MIT Tech Review compile a list of five jobs that will see large demand for workers in the future.
Tools and implementations
wav2letter is Facebook's ASR toolkit. It implements the architecture in the Wav2Letter paper and provides models pre-trained on the Librispeech dataset.
Nice review of a class of semi-supervised learning algorithms for computer vision that aim to assign pseudo-labels to unlabeled data points, including a state-of-the-art method, Mean Teacher (NIPS 2017).
A useful tutorial explaining prefix beam search, the combination of beam search with Connectionist Temporal Classification (CTC), a method now part of many end-to-end ASR systems such as Baidu's Deep Speech 2 step-by-step.
Will Ratcliff outlines how to give a good talk by convincing people that it’s worth their mental energy to listen to you. The key to this is exploitation of a simple fact: people are curious creatures by nature and will pay attention to a cool story as long as that story remains absolutely clear.

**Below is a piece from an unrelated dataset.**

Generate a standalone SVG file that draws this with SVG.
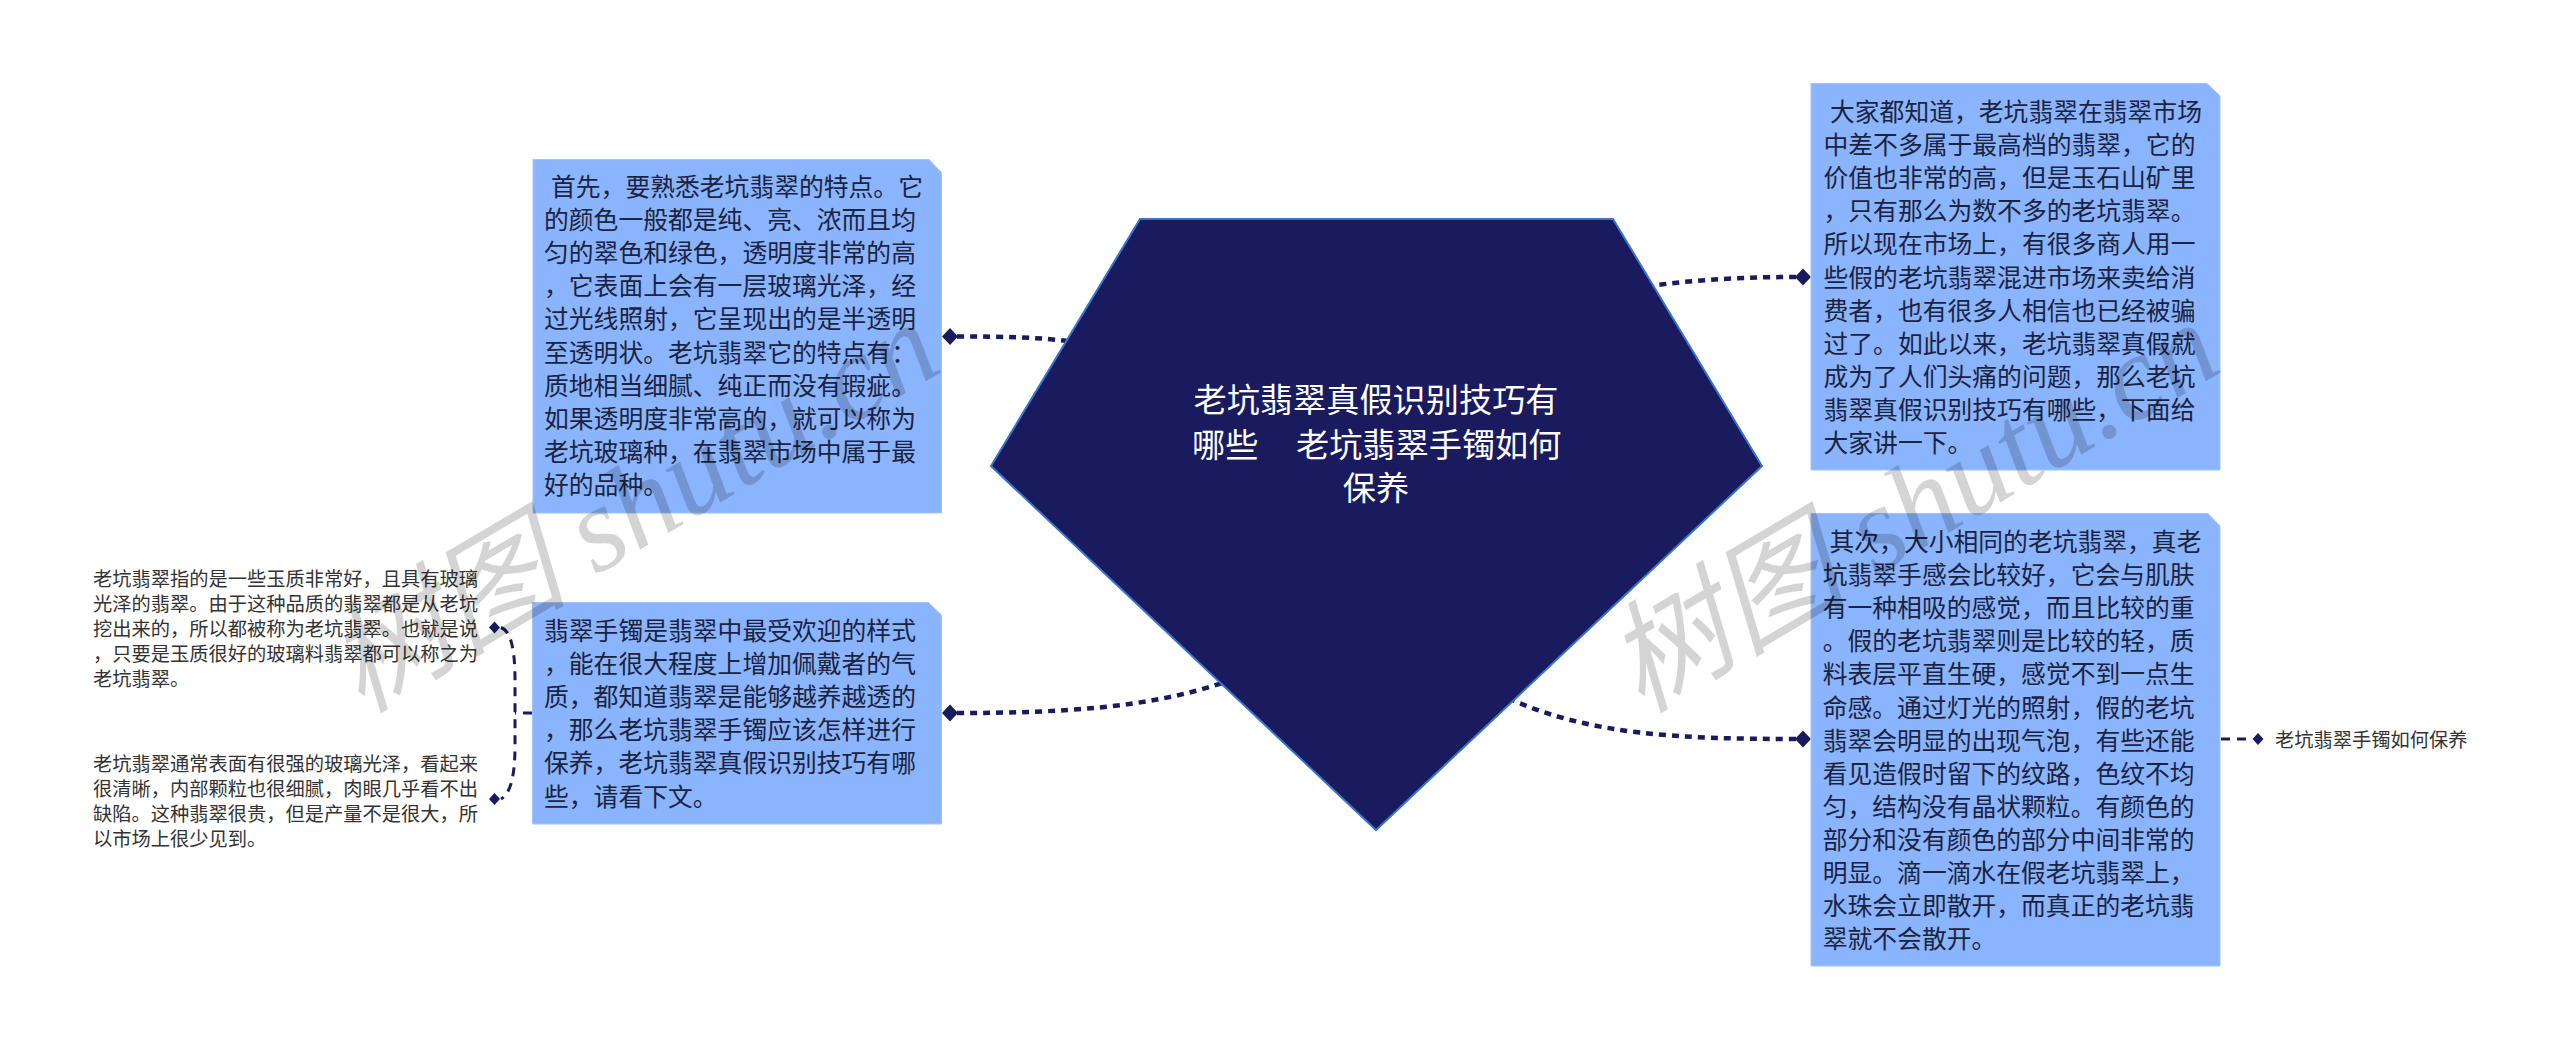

Slav Ivanov gives a succinct overview of the main functions used for computing feature importance in decision trees and random forests.
More blog posts and articles
Rachel Thomas gives a high-level overview of the five most pervasive trends that should be avoided when founding a startup.
This MIT Tech Review articles describes research in determining whether someone suffers from bipolar disorder using their tweets. The crux is that many sufferers share details of their condition on Twitter, which allows to compile a dataset.
An ensemble model by Alibaba, SLQA+, has achieved the first super-human performance on the Stanford Question Answering Dataset (SQuAD) in terms of F1. We know that state-of-the-art systems trained on SQuAD are susceptible to adversarial examples, but this is still an important milestone.
Facebook announced that it will shutter M, its full-service virtual assistant that was only ever offered to 10k people in SF, on January 19. This announcement highlights a larger trend of text-based chatbots being phased out while voice assistants (Alexa, Google Assistant) prevail.
Uber discusses its Customer Obsession Ticket Assistant (COTA), which uses machine learning and NLP models to help agents deliver improved support experiences.
The time between calling 911 and the ambulance arriving can be critical for saving heart attack victims, but the person on the phone may not know what’s happening: this ML system parses non-verbal clues to help diagnose from a distance.
Lisbon-based Unbabel uses a combination of NMT, quality estimation, other NLP algorithms, and humans for verification to automate translations between more than 70 language combination.
This article gives a comprehensive overview of using autoencoders (AE) for learning features. They provide a taxonomy of models and show how they relate to other classical techniques. In addition, they provide a set of guidelines on how to choose the proper AE for a given task.
Facebook AI Research has over the last two years been focusing on making word embeddings more efficient with fastText. This new paper does propose anything novel but uses a combination known tricks that are however rarely used together: position-dependent vectors (to reweight the word embeddings), phrase embeddings, and subword embeddings. In addition, they use lots of data, which allows them to achieve a new state-of-the-art across intrinsic tasks and on SQuAD. As an added bonus, they provide they make the new pre-trained embeddings available.
Neural architecture search (NAS) has emerged as a useful technique to discover novel deep neural network architectures that achieve excellent results. Salesforce researchers propose to make NAS better suited for generating RNNs by proposing a domain-specific language (DSL), which can produce novel RNNs of arbitrary depth and width. The DSL can define LSTMs and GRUs but also allows non-standard components such as layer normalization and trigonometric curves. They generate architectures with random search with a ranking function (using a recursive NN) and RL. The resulting architectures do not follow human intuitions but perform well on target tasks.